Figuring out "what we want to do in life" is challenging when our core well-being isn't the most stable. That's totally normal and natural. It's hard to know how we can best contribute to the external world without first gaining a solid sense of our internal configuration and being able to depend on it somewhat.

I always took the attitude of "take whatever comes along that seems to make sense for now". With the knowledge that it's probably not going to be long-term, that chances are I won't even enjoy it that much or be that good at it, but those things aren't the point; the point is having a source of income of some kind so I can focus on healing and getting to a place where making an informed decision about how to move forward career-wise, and identifying what my unique strengths are so I can invest in the right education tailored to developing those strengths.

I've been fortunate in the sense that opportunities have arisen at the right times to catch me from falling through and being stuck in a cycle of chronic poverty and unemployment.
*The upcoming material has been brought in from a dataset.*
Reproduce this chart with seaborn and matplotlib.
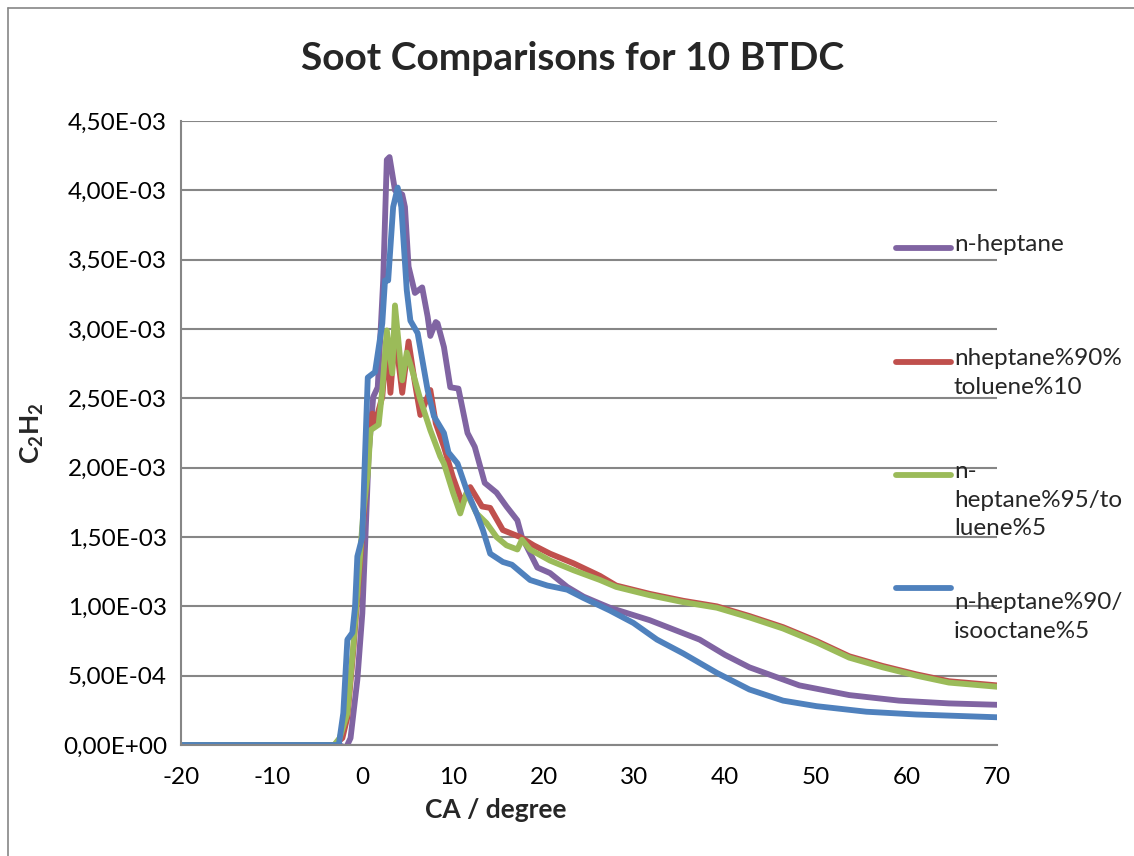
import numpy as np
import pandas as pd
import matplotlib
matplotlib.use("Agg")
import matplotlib.pyplot as plt
import seaborn as sns
from matplotlib.lines import Line2D
from matplotlib.ticker import FuncFormatter, MultipleLocator

# ---------------- data (values in units of 1e-3) ----------------
series_names = ["n-heptane", "nheptane%90%\ntoluene%10",
                "n-\nheptane%95/to\nluene%5", "n-heptane%90/\nisooctane%5"]
colors = ["#8064A2", "#C0504D", "#9BBB59", "#4F81BD"]

hep_x = [-20, -2.6, -1.8, -1.3, -0.55, 0.0, 0.3, 0.7, 1.2, 1.7, 2.3, 2.7, 3.0, 3.6, 4.4, 4.7,
         5.1, 5.8, 6.4, 6.6, 7.2, 7.5, 8.1, 8.3, 9.0, 9.7, 10.6, 11.6, 12.4, 13.5, 14.8,
         15.9, 17.1, 17.6, 19.3, 20.7, 22.6, 24.4, 26.2, 27.3, 31.7, 37.2, 40.0, 42.7, 48.2,
         53.7, 59.2, 64.7, 70]
hep_y = [0, 0, -0.02, 0.05, 0.47, 0.95, 1.43, 2.1, 2.51, 2.58, 3.35, 4.22, 4.24, 4.0, 3.97, 3.88,
         3.45, 3.26, 3.29, 3.30, 3.09, 2.95, 3.05, 3.04, 2.87, 2.58, 2.57, 2.25, 2.15, 1.89, 1.82,
         1.72, 1.62, 1.50, 1.28, 1.24, 1.14, 1.07, 1.02, 0.99, 0.90, 0.76, 0.65, 0.56, 0.43,
         0.36, 0.32, 0.30, 0.29]

tol10_x = [-20, -3.1, -2.2, -1.65, -1.0, -0.45, 0.1, 0.5, 0.8, 1.1, 1.4, 2.2, 2.7, 3.1, 3.6,
           4.4, 5.1, 5.8, 6.4, 7.5, 8.1, 9.0, 10.0, 11.0, 11.9, 13.2, 14.1, 15.5, 17.4, 18.9,
           20.7, 23.3, 26.2, 28.0, 31.7, 35.4, 39.1, 42.7, 46.4, 50.1, 53.7, 57.4, 61.1,
           64.7, 70]
tol10_y = [0, 0, 0.05, 0.2, 0.68, 1.15, 1.62, 1.95, 2.3, 2.39, 2.32, 2.51, 2.92, 2.54, 2.97,
           2.54, 2.91, 2.61, 2.38, 2.56, 2.32, 2.15, 1.93, 1.75, 1.86, 1.72, 1.71, 1.55, 1.50, 1.44,
           1.38, 1.31, 1.22, 1.15, 1.09, 1.04, 1.00, 0.93, 0.85, 0.75, 0.64, 0.57, 0.51,
           0.46, 0.43]

tol5_x = [-20, -3.1, -2.5, -1.65, -1.0, -0.45, 0.1, 0.5, 0.6, 0.9, 1.8, 2.2, 2.7, 3.3, 3.6,
          4.4, 4.9, 5.6, 6.4, 7.5, 8.6, 9.0, 10.0, 10.8, 11.5, 12.6, 13.7, 14.8, 15.9, 17.1,
          17.6, 18.5, 20.7, 23.3, 26.2, 28.0, 31.7, 35.4, 39.1, 42.7, 46.4, 50.1, 53.7,
          57.4, 61.1, 64.7, 70]
tol5_y = [0, 0, 0.05, 0.23, 0.71, 1.19, 1.67, 1.91, 1.95, 2.27, 2.31, 2.56, 2.99, 2.68, 3.17,
          2.63, 2.83, 2.68, 2.49, 2.27, 2.08, 2.03, 1.82, 1.67, 1.82, 1.67, 1.60, 1.50, 1.44, 1.41,
          1.48, 1.41, 1.33, 1.26, 1.19, 1.14, 1.08, 1.03, 0.99, 0.92, 0.84, 0.74, 0.63,
          0.56, 0.50, 0.45, 0.42]

iso_x = [-20, -2.6, -2.1, -1.65, -1.1, -0.8, -0.55, 0.0, 0.2, 0.6, 1.4, 2.2, 2.5, 2.85, 3.4,
         3.9, 4.3, 4.9, 5.3, 6.1, 7.2, 7.9, 9.0, 9.5, 10.5, 11.5, 12.6, 13.3, 14.1, 15.5,
         16.5, 18.5, 20.4, 22.6, 24.4, 27.3, 29.9, 32.5, 35.4, 39.1, 42.7, 46.4, 50.1,
         55.6, 61.1, 70]
iso_y = [0, 0, 0.23, 0.76, 0.81, 1.0, 1.36, 1.5, 1.91, 2.65, 2.69, 3.04, 3.35, 3.35, 3.88,
         4.02, 3.88, 3.28, 3.06, 2.97, 2.56, 2.37, 2.25, 2.11, 2.03, 1.84, 1.67, 1.55, 1.38, 1.32,
         1.30, 1.19, 1.15, 1.12, 1.06, 0.97, 0.88, 0.76, 0.66, 0.52, 0.40, 0.32, 0.28,
         0.24, 0.22, 0.20]

xs = [hep_x, tol10_x, tol5_x, iso_x]
ys = [hep_y, tol10_y, tol5_y, iso_y]

frames = []
for name, x, y in zip(series_names, xs, ys):
    frames.append(pd.DataFrame({"CA": x, "C2H2": np.array(y) * 1e-3, "series": name}))
df = pd.concat(frames, ignore_index=True)

# ---------------- style ----------------
sns.set_style("white")
plt.rcParams["font.family"] = ["Lato", "DejaVu Sans"]
plt.rcParams["mathtext.fontset"] = "custom"
plt.rcParams["mathtext.rm"] = "Lato"
plt.rcParams["mathtext.bf"] = "Lato:bold"
plt.rcParams["axes.unicode_minus"] = False

W, H = 1134, 856
fig = plt.figure(figsize=(W / 100, H / 100), dpi=100)
ax = fig.add_axes([181 / W, 1 - 745 / H, (997 - 181) / W, (745 - 121) / H])

for name, col in zip(series_names, colors):
    sub = df[df["series"] == name]
    sns.lineplot(data=sub, x="CA", y="C2H2", ax=ax, color=col, linewidth=4.2,
                 sort=False, estimator=None, legend=False, solid_capstyle="round",
                 solid_joinstyle="round")

ax.set_xlim(-20, 70)
ax.set_ylim(0, 4.5e-3)
ax.xaxis.set_major_locator(MultipleLocator(10))
ax.yaxis.set_major_locator(MultipleLocator(0.5e-3))
ax.yaxis.set_major_formatter(FuncFormatter(lambda v, p: f"{v:.2E}".replace(".", ",")))
ax.grid(axis="y", color="#868686", linewidth=1.5)
ax.grid(axis="x", visible=False)
ax.set_axisbelow(True)
for s in ["top", "right"]:
    ax.spines[s].set_visible(False)
for s in ["left", "bottom"]:
    ax.spines[s].set_color("#868686")
    ax.spines[s].set_linewidth(1.5)
ax.tick_params(axis="both", which="major", direction="out", length=7, width=1.5,
               color="#868686", labelsize=17.5, labelcolor="black", pad=3)
ax.tick_params(axis="x", pad=9)

ax.set_xlabel("CA / degree", fontsize=19, fontweight="bold", labelpad=8)
ax.xaxis.set_label_coords((496 - 181) / 816, -0.085)
ax.set_ylabel(r"$\mathbf{C_2H_2}$", fontsize=19, labelpad=12)
fig.text(573 / W, 1 - 58 / H, "Soot Comparisons for 10 BTDC", fontsize=28,
         fontweight="bold", ha="center", va="center")

# ---------------- legend (drawn manually, Excel style) ----------------
leg_line_y = [248, 362, 475, 588]
leg_text_y = [248, 362, 475, 606]
for lab, col, ly, ty in zip(series_names, colors, leg_line_y, leg_text_y):
    fig.add_artist(Line2D([896 / W, 951 / W], [1 - ly / H, 1 - ly / H], color=col,
                          linewidth=4.2, solid_capstyle="round"))
    fig.text(954 / W, 1 - (ty - 14) / H, lab, fontsize=17.5, ha="left", va="top",
             linespacing=1.45)

# figure border (left and top visible)
fig.add_artist(Line2D([8 / W, 8 / W], [0, 1 - 8 / H], color="#868686", linewidth=1.2))
fig.add_artist(Line2D([8 / W, 1], [1 - 8 / H, 1 - 8 / H], color="#868686", linewidth=1.2))

fig.savefig("out.png", dpi=100)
Some people aren't so lucky; some people encounter many more barriers, and "what's the point" is a natural response. Well maybe there isn't one. For some people staying on disability until they are more healed and able to cope with the challenges of starting from scratch is a reasonable option. However, there is really a lot to be said about the experience of persisting in and of itself, to try and become financially self-sufficient and independent, that is healing and empowering and challenges whatever harmful notions of ourselves we've learned from past experience. That, I think, has become "the point" for me.

Once you've gotten started in a direction and things are a little bit smoother, or at least start to carry a flow of its own and feel a bit less heavy on the resistance side, you can meet new challenges and barriers with the knowledge that you've persisted through much worse ones before. That awareness and experience is very powerful.